Patricia del Río

De todos los sentimientos que me asaltan en estos días (incertidumbre, miedo, ansiedad, expectativa), la rabia lo está carcomiendo todo. por vivir en un país cuya clase se ha encargado de traicionar, una y mil veces, las esperanzas de sus ciudadanos. Rabia por constatar cómo la corrupción sigue avanzando, gracias a que la justicia siempre se encontrará con grupos dispuestos a señalar el robo ajeno para esconder el monumental choreo propio. Rabia porque el presidente se atrinchera detrás de los ciudadanos para no esclarecer ninguno de los gravísimos actos de corrupción que se le imputan. Rabia porque el Congreso reparte comisiones entre congresistas investigados por la fiscalía por diversos delitos. Rabia porque la insoportable de Maricarmen Alva se atreve a zarandear a la congresista Isabel Cortez. Rabia porque el presidente, dizque del pueblo, hace que los policías se arrodillen a sus pies para amarrarle los zapatos.

Rabia, coraje, ira, cólera, enojo, furia. Esta vez me faltan palabras, porque están ocurriendo tantas cosas tan malas al mismo tiempo, que el solo intento de nombrarlas reduce a una mirada parcial un problema total. Hemos implosionado y se nos están viendo las costuras de un remiendo de país que se cosió sobre la base del desprecio, la prepotencia, el victimismo y la ladronería.

No, no todos los peruanos compartimos la miseria de la que somos rehenes. No es verdad que el Perú está representado en esa sarta de sinvergüenzas que han copado el Estado en prácticamente todos los niveles.
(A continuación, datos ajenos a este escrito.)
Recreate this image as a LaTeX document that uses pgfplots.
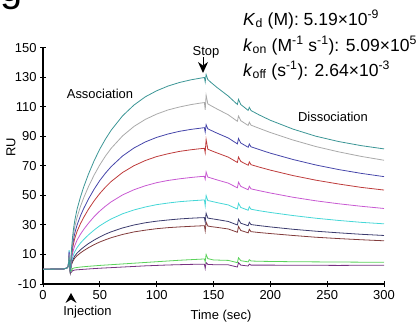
\documentclass[border=0pt]{standalone}
\usepackage{fontspec}
\setmainfont{Liberation Sans}
\usepackage{pgfplots}
\pgfplotsset{compat=1.18}
\definecolor{cteal}{RGB}{60,150,150}
\definecolor{cgrey}{RGB}{170,170,170}
\definecolor{cblue}{RGB}{70,70,170}
\definecolor{cred}{RGB}{190,60,60}
\definecolor{cmag}{RGB}{200,90,210}
\definecolor{ccyan}{RGB}{70,215,215}
\definecolor{cnavy}{RGB}{60,60,110}
\definecolor{cbrown}{RGB}{130,60,60}
\definecolor{cgreen}{RGB}{90,210,90}
\definecolor{cpurple}{RGB}{120,50,130}
\begin{document}
\begin{tikzpicture}[x=1bp,y=1bp]
\useasboundingbox (0,0) rectangle (420,323);
\begin{axis}[
  at={(43bp,39bp)}, anchor=south west,
  scale only axis, width=341bp, height=236bp,
  xmin=0, xmax=300, ymin=-10, ymax=150,
  axis lines=left, axis line style={-, line width=1.2bp, black},
  xtick={0,50,...,300}, ytick={-10,10,...,150},
  tick align=center, major tick length=6bp,
  tick style={line width=1bp, black},
  tick label style={font=\fontsize{13}{15}\selectfont},
  /pgf/number format/assume math mode=true,
  every axis plot/.append style={line width=0.8bp},
]
\addplot[cpurple] coordinates {(0,0) (10,0.1) (18,0.2) (21,0.8) (22.2,2) (23,3) (24,-2.5) (25,-2) (26,-1) (28,-0.5) (33,-0.2) (40,0.2) (50,0.7) (60,1.1) (70,1.5) (80,1.9) (90,2.3) (100,2.6) (110,2.9) (120,3.1) (130,3.3) (138,3.4) (142,3.4) (142.7,0.5) (143.5,4.5) (145,3.3) (150,3.1) (163,3.0) (171,1.5) (172,4.5) (174,2.8) (180.5,2.2) (181.5,3.5) (183,2.8) (190,2.8) (200,2.8) (220,2.7) (240,2.7) (260,2.6) (280,2.7) (300,2.7)};
\addplot[cgreen] coordinates {(0,0) (10,0.1) (18,0.2) (21,0.8) (22.2,2) (23,4) (24,-2) (25,-1) (26,0.5) (28,1) (33,1.5) (40,2) (50,2.6) (60,3.1) (70,3.6) (80,4.1) (90,4.6) (100,5.1) (110,5.6) (120,6.1) (130,6.5) (138,6.8) (142,7.0) (142.7,5) (143.5,10) (145,7.2) (150,6.3) (163,6.0) (171,4.5) (172,7.8) (174,5.8) (180.5,5.0) (181.5,6.5) (183,5.6) (190,5.4) (200,5.3) (220,5.1) (240,5.0) (260,4.9) (280,4.8) (300,4.7)};
\addplot[cbrown] coordinates {(0,0) (10,0.1) (18,0.2) (21,0.8) (22.2,2) (23,6) (24,-2) (25,2.9) (26,5.0) (27,6.4) (28,7.6) (30,9.2) (33,11.1) (36,12.7) (40,14.6) (45,16.7) (50,18.5) (55,20.0) (60,21.4) (70,23.6) (80,25.3) (90,26.5) (100,27.5) (110,28.2) (120,28.7) (130,29.1) (138,29.4) (142,29.5) (142.7,26) (143.5,32) (145,29.3) (148,28.9) (153,28.4) (163,27.3) (171,25.1) (172,29.0) (174,26.3) (180.5,24.7) (181.5,27.1) (183,25.5) (190,24.9) (200,24.2) (220,22.9) (240,21.7) (260,20.8) (280,20.0) (300,19.3)};
\addplot[cnavy] coordinates {(0,0) (10,0.1) (18,0.2) (21,0.8) (22.2,2) (23,7) (24,-2) (25,3.5) (26,5.9) (27,7.6) (28,9.0) (30,11.0) (33,13.2) (36,15.1) (40,17.4) (45,19.8) (50,21.9) (55,23.8) (60,25.4) (70,28.0) (80,30.0) (90,31.5) (100,32.6) (110,33.4) (120,34.1) (130,34.6) (138,34.9) (142,35.0) (142.7,32) (143.5,38) (145,34.7) (148,34.3) (153,33.7) (163,32.4) (171,30.0) (172,33.9) (174,31.2) (180.5,29.5) (181.5,31.9) (183,30.3) (190,29.6) (200,28.7) (220,27.1) (240,25.8) (260,24.7) (280,23.7) (300,22.9)};
\addplot[ccyan] coordinates {(0,0) (10,0.1) (18,0.2) (21,0.8) (22.2,2) (23,13) (24,-2) (25,4.7) (26,7.9) (27,10.2) (28,12.0) (30,14.7) (33,17.8) (36,20.3) (40,23.3) (45,26.6) (50,29.5) (55,31.9) (60,34.1) (70,37.6) (80,40.2) (90,42.2) (100,43.8) (110,44.9) (120,45.8) (130,46.4) (138,46.8) (142,47.0) (142.7,43) (143.5,50) (145,46.6) (148,46.1) (153,45.2) (163,43.6) (171,40.8) (172,44.7) (174,41.9) (180.5,40.0) (181.5,42.4) (183,40.7) (190,39.7) (200,38.5) (220,36.4) (240,34.6) (260,33.1) (280,31.8) (300,30.8)};
\addplot[cmag] coordinates {(0,0) (10,0.1) (18,0.2) (21,0.8) (22.2,2) (23,11) (24,-2) (25,6.3) (26,10.6) (27,13.7) (28,16.1) (30,19.8) (33,23.8) (36,27.2) (40,31.2) (45,35.7) (50,39.5) (55,42.8) (60,45.7) (70,50.4) (80,53.9) (90,56.6) (100,58.7) (110,60.2) (120,61.3) (130,62.2) (138,62.8) (142,63.0) (142.7,61) (143.5,66) (145,62.5) (148,61.8) (153,60.6) (163,58.4) (171,55.2) (172,59.0) (174,56.2) (180.5,53.9) (181.5,56.3) (183,54.5) (190,53.3) (200,51.7) (220,48.8) (240,46.4) (260,44.4) (280,42.7) (300,41.2)};
\addplot[cred] coordinates {(0,0) (10,0.1) (18,0.2) (21,0.8) (22.2,2) (23,9) (24,-2) (25,8.2) (26,13.8) (27,17.9) (28,21.0) (30,25.7) (33,31.0) (36,35.4) (40,40.7) (45,46.4) (50,51.4) (55,55.7) (60,59.5) (70,65.6) (80,70.2) (90,73.7) (100,76.4) (110,78.3) (120,79.9) (130,81.0) (138,81.7) (142,82.0) (142.7,79) (143.5,88) (145,81.4) (148,80.4) (153,78.9) (163,76.0) (171,72.4) (172,76.1) (174,73.1) (180.5,70.5) (181.5,72.8) (183,70.9) (190,69.3) (200,67.2) (220,63.5) (240,60.4) (260,57.8) (280,55.5) (300,53.7)};
\addplot[cblue] coordinates {(0,0) (10,0.1) (18,0.2) (21,0.8) (22.2,2) (23,12) (24,-2) (25,9.5) (26,16.1) (27,20.9) (28,24.6) (30,30.1) (33,36.3) (36,41.5) (40,47.6) (45,54.3) (50,60.2) (55,65.2) (60,69.6) (70,76.8) (80,82.2) (90,86.3) (100,89.4) (110,91.7) (120,93.5) (130,94.8) (138,95.6) (142,96.0) (142.7,93) (143.5,98) (145,95.2) (148,94.1) (153,92.3) (163,89.0) (171,85.0) (172,88.7) (174,85.6) (180.5,82.7) (181.5,84.9) (183,83.0) (190,81.2) (200,78.7) (220,74.4) (240,70.7) (260,67.6) (280,65.0) (300,62.8)};
\addplot[cgrey] coordinates {(0,0) (10,0.1) (18,0.2) (21,0.8) (22.2,2) (23,10) (24,-2) (25,11.2) (26,19.0) (27,24.6) (28,29.0) (30,35.4) (33,42.7) (36,48.8) (40,56.0) (45,63.9) (50,70.8) (55,76.8) (60,82.0) (70,90.4) (80,96.8) (90,101.6) (100,105.2) (110,108.0) (120,110.0) (130,111.6) (138,112.6) (142,113.0) (142.7,108) (143.5,118) (145,112.1) (148,110.8) (153,108.7) (163,104.7) (171,100.3) (172,103.9) (174,100.7) (180.5,97.5) (181.5,99.7) (183,97.7) (190,95.6) (200,92.7) (220,87.6) (240,83.2) (260,79.6) (280,76.5) (300,73.9)};
\addplot[cteal] coordinates {(0,0) (10,0.1) (18,0.2) (21,0.8) (22.2,2) (23,8) (24,-2) (25,12.9) (26,21.9) (27,28.3) (28,33.3) (30,40.8) (33,49.1) (36,56.2) (40,64.5) (45,73.6) (50,81.5) (55,88.3) (60,94.3) (70,104.0) (80,111.3) (90,116.9) (100,121.0) (110,124.2) (120,126.6) (130,128.4) (138,129.5) (142,130.0) (142.7,127) (143.5,132) (145,128.6) (148,126.5) (153,123.3) (163,117.4) (171,111.7) (172,115.2) (174,111.7) (180.5,107.7) (181.5,109.8) (183,107.6) (190,104.7) (200,101.0) (220,95.0) (240,90.2) (260,86.6) (280,83.8) (300,81.6)};
\end{axis}
% panel letter (cut off at top, as in the source figure)
\node[anchor=base west, inner sep=0, font=\fontsize{40}{40}\selectfont] at (0,322) {g};
% axis titles
\node[rotate=90, font=\fontsize{13}{15}\selectfont] at (11,176) {RU};
\node[font=\fontsize{13}{15}\selectfont] at (221,7) {Time (sec)};
\node[font=\fontsize{13}{15}\selectfont] at (87.5,11) {Injection};
\fill (71,30) -- (76.5,20) -- (71,23.5) -- (65.5,20) -- cycle;
% annotations
\node[font=\fontsize{13}{15}\selectfont] at (100,229) {Association};
\node[font=\fontsize{13}{15}\selectfont] at (333,206) {Dissociation};
\node[font=\fontsize{13}{15}\selectfont] at (206,271) {Stop};
\draw[line width=1bp] (203,266) -- (203,258);
\fill (203,250) -- (208,261) -- (203,257.5) -- (198,261) -- cycle;
\node[anchor=base west, inner sep=0, font=\fontsize{17.6}{20}\selectfont] at (243,298) {\textit{K}\textsubscript{d} (M): 5.19×10\textsuperscript{-9}};
\node[anchor=base west, inner sep=0, font=\fontsize{17.6}{20}\selectfont] at (243,272) {\textit{k}\textsubscript{on} (M\textsuperscript{-1} s\textsuperscript{-1}): 5.09×10\textsuperscript{5}};
\node[anchor=base west, inner sep=0, font=\fontsize{17.6}{20}\selectfont] at (243,247) {\textit{k}\textsubscript{off} (s\textsuperscript{-1}): 2.64×10\textsuperscript{-3}};
\end{tikzpicture}
\end{document}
Somos víctimas de una clase dirigente mercantilista que, desde distintos frentes, ha usado el espacio público para su propio beneficio. Y no solo ha hecho de la sinvergüencería un estandarte, sino que, con ese comportamiento lumpenesco, ha terminado ahuyentando a los decentes (no perfectos), a los individuos dispuestos a trabajar por el bien común.

Lo hemos dicho tantas veces: los decentes ya no están. Y los hay de derecha, centro y de izquierda, pero se han largado a sus casas a dedicarse a cerrar los ojos y taparse los oídos. ¿Y quién los va a culpar? ¿Acaso después de tanto pueden quedar ganas para seguir luchando por un país mejor?

Un presidente que dice defender a los más pobres y roba en nombre de los pobres es un símbolo de la miserabilidad a la que hemos descendido. Un premier que usa la carta de la discriminación para que los discriminados defiendan la corrupción es ruin. Un Gabinete sobón que usa los recursos del Estado para alentar una división entre peruanos que agrave la crisis hasta límites insoportables es criminal.

Y, del otro lado, la respuesta no podía ser peor: a la asquerosa victimización de los ahora poderosos, le responde una horda histérica con más discriminación y más insultos racistas. Al uso grosero de la injusticia como excusa para delinquir, le contesta una prensa irresponsable que, con denuncias intrascendentes, opaca investigaciones serias. A más lloriqueo vergonzante, le hace frente más prepotencia insoportable.

Y los ciudadanos, atrincherados en sus hogares, miran de reojo por la rendija de la puerta, mientras se dedican a rehacer el presupuesto que ya no alcanza, a pensar con qué urea sembrarán mañana, a qué hospital acudirán si se enferman. Porque, así como los políticos le dieron la espalda al bien común, los peruanos se alejaron de esas calles por las que marcharon para conquistar derechos, hoy pisoteados en hemiciclos y gabinetes sin ningún pudor.

Quiero escribir, pero me sale espuma, diría Vallejo. El lenguaje resulta insuficiente cuando lo narrable sobrepasa nuestros límites de comprensión y tolerancia. Mejor avísennos cuando todo haya explotado para salir a reconstruir sobre las ruinas que una vez más nos dejarán los políticos como señal de su desprecio.